# moving to canada from ireland



## annamay (Mar 10, 2012)

Hi everyone, 
My boyfriend and I are thinking about moving to Canada with our 2 cats in the next year or 2 depending how long it takes us to save money and sort out visas. We need to decide on a location so we can start checking out jobs, renting, etc. We both have degrees in art and design and he has a research MA. I am a working make up artist. We would like to live in the British Colombia area but its HUGE! I know Vancouver is ment to be a great city but would love any suggestions. Can anyone give advice on where would have a large artist community also the possibility of work in the make up industry.
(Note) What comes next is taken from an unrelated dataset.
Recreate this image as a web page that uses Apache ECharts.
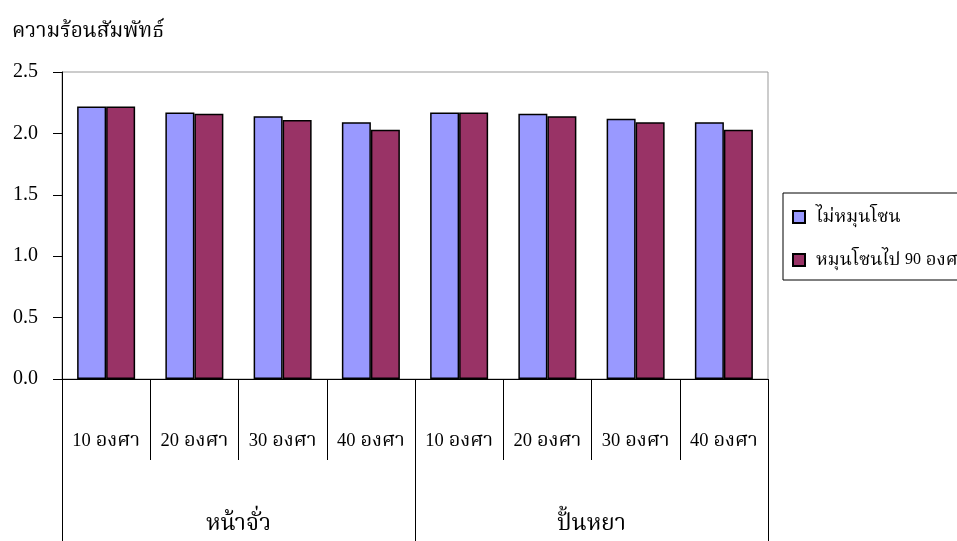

Also i do not have any pacific certificates in make up artistry would this be a problem? Would i need a portfolio of work. 

Thanks,
Anna


----------



## PaulaMac (Mar 6, 2012)

Hi Annamay,
I would say for the type of things you want to be surrounded by, even though it is big, Vancouver is definitely your best bet. 

Paula


----------



## annamay (Mar 10, 2012)

thanks Paula that narrows the search down a little bit 

Anna


----------



## Wexford_Ireland (Mar 6, 2012)

Isn't Vancouver rainy? Like same levels as west of Ireland rainy?

I think it would do my head in to leave for a new country and face weather that was wetter and duller than here. 

John


----------



## annamay (Mar 10, 2012)

I dont mind the weather in Ireland we're just looking for new challenges and experiences and a more optimistic outlook!


----------